More than a year after AMLO has taken office, the levels of violence are as high as before. His National Guard replicates many of Mexico’s past problems of having a militarized police force. On the other hand, there are his new social programs targeted at young people such as stay-in-school scholarships and work apprenticeships. Is it a question of giving things time? Or is a change of strategy necessary?
You can’t fight violence with violence. In this, I’ve always believed we have to try unorthodox things. We can end violence by other means.
Here in Arbolitos [a working-class barrio in the city of San Luis Potosí], there’s a housing complex controlled by two gangs. So every time there’s a fight, it means death, sometimes even of third parties. To address the problem, the first thing you have to do is get people out of a violent environment. I took fifteen young guys to the beach, something they’d never seen in their lives. And in the bus, we brought along psychologists and experts in drug addiction. We had them there for two weeks and then we went back and took the other gang.
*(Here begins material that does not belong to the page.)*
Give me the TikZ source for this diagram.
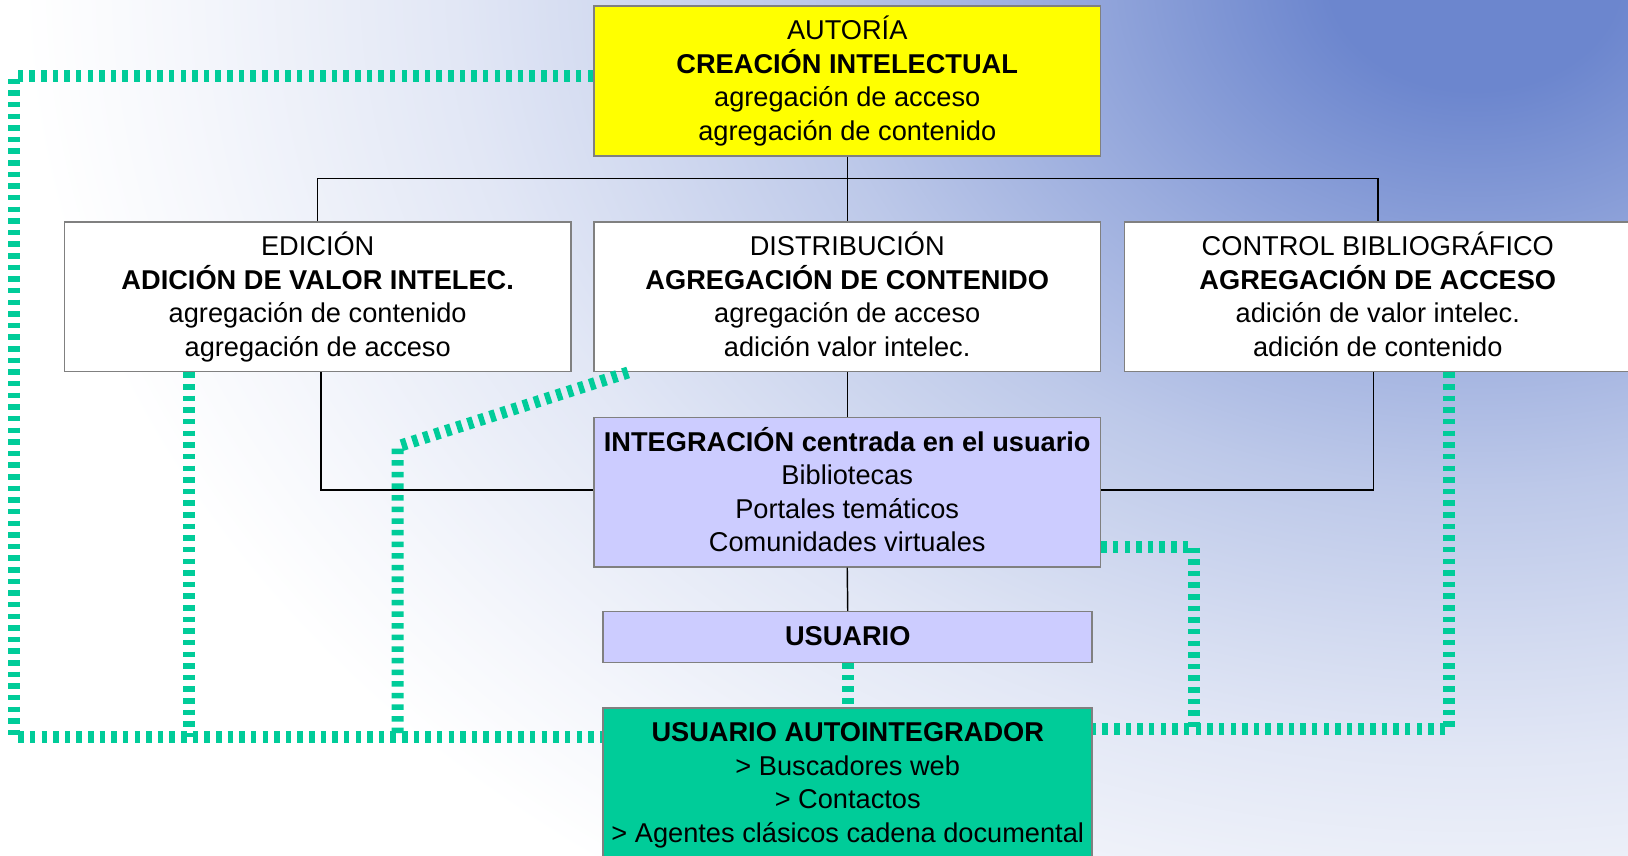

So then you’ve had a month of peace and you can start connecting them with different programs, because sometimes they don’t believe you and say, “They’re just coming here to sweeten the pill.”
It would seem virtually impossible to defeat a cartel like Sinaloa, which has a presence in over eighty countries and billions of dollars a year in sales, with this kind of incremental work. Do you think it can be done?
I’ve gotten hired killers off the streets. I have a program called Pintando tu cantón [paint your neighborhood] where the chavos earn $7,000 pesos a week. An assassin makes $8,000–$12,000 pesos every two weeks — if he’s still alive. Here, you’re your own boss. I give them the paint and they paint the facades of houses. The neighbors kick in $300–$350 pesos and they do it in two hours and move on to the next. Everyone wants their house looking good and this way you’re teaching them to work and you’re doing a community service.